▶ Task statement: Check each line of the entries below for the string "this"; copy every line where it appears.
[Begin Given records]
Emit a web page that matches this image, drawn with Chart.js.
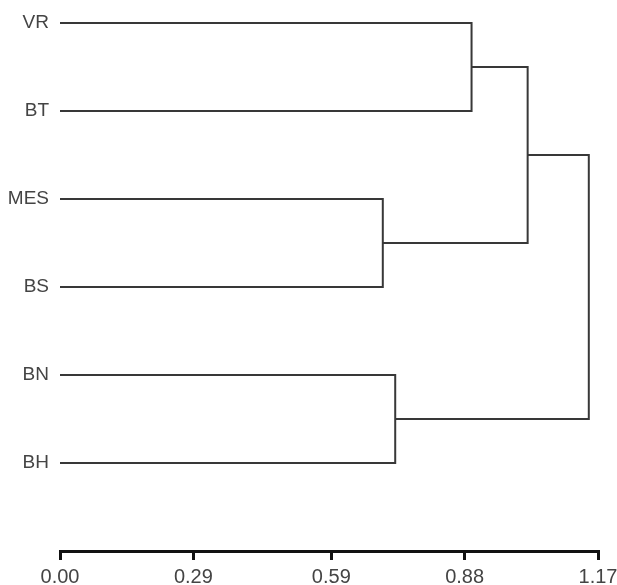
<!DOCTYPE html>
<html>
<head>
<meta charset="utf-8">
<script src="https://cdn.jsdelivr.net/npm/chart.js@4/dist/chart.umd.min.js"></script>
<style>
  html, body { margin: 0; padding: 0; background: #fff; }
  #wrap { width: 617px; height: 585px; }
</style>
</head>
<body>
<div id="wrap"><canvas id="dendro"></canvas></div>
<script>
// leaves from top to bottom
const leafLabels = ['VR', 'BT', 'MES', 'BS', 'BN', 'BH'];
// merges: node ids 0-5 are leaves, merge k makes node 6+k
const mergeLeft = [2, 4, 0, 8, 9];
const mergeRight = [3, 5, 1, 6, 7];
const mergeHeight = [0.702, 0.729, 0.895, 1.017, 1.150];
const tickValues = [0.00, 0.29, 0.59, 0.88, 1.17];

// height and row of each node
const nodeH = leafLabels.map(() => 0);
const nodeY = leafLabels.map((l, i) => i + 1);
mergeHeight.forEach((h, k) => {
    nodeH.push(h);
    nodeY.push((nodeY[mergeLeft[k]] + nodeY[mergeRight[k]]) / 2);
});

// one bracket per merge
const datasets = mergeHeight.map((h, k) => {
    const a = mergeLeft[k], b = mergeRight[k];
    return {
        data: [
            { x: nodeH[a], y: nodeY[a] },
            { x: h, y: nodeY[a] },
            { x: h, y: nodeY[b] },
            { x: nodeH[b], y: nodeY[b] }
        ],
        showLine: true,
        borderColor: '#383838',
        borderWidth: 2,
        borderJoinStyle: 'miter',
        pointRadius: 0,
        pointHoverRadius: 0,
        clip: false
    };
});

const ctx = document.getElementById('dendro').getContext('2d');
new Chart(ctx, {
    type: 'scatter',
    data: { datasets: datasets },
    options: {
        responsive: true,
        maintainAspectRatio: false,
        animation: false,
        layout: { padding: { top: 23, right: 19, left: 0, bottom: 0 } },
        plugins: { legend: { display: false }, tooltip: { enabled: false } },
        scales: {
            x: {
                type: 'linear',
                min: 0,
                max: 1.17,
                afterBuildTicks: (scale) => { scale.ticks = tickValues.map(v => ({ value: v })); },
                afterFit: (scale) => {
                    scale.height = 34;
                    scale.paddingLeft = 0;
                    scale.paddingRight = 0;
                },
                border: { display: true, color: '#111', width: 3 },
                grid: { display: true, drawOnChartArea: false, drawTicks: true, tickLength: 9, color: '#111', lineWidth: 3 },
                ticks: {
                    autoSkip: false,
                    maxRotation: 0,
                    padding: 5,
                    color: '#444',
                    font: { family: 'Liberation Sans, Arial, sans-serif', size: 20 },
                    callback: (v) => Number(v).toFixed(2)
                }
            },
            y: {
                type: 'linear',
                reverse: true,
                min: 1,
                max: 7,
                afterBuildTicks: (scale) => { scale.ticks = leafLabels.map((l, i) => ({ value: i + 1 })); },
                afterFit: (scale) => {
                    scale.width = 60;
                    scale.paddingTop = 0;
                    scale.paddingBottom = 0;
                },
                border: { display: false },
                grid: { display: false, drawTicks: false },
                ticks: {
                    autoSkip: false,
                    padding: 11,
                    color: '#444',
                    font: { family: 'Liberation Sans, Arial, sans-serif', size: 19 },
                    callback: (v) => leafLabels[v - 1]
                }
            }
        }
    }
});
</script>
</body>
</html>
[End Given records]
[Begin Given records]
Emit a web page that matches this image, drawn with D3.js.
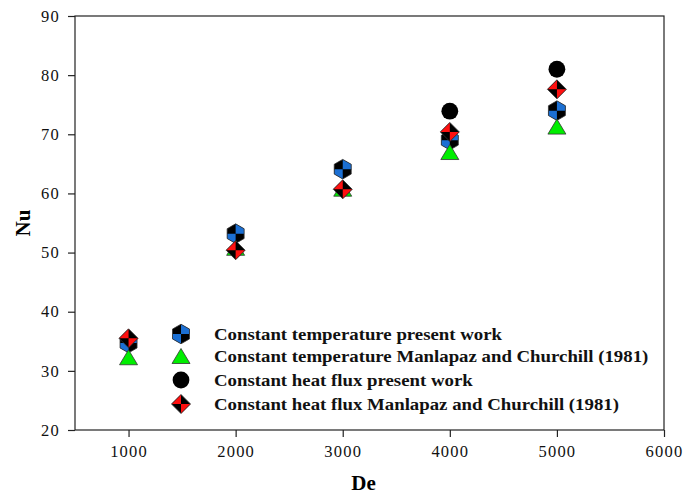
[End Given records]
▶ Correct result:
Emit a web page that matches this image, drawn with Chart.js.
Emit a web page that matches this image, drawn with D3.js.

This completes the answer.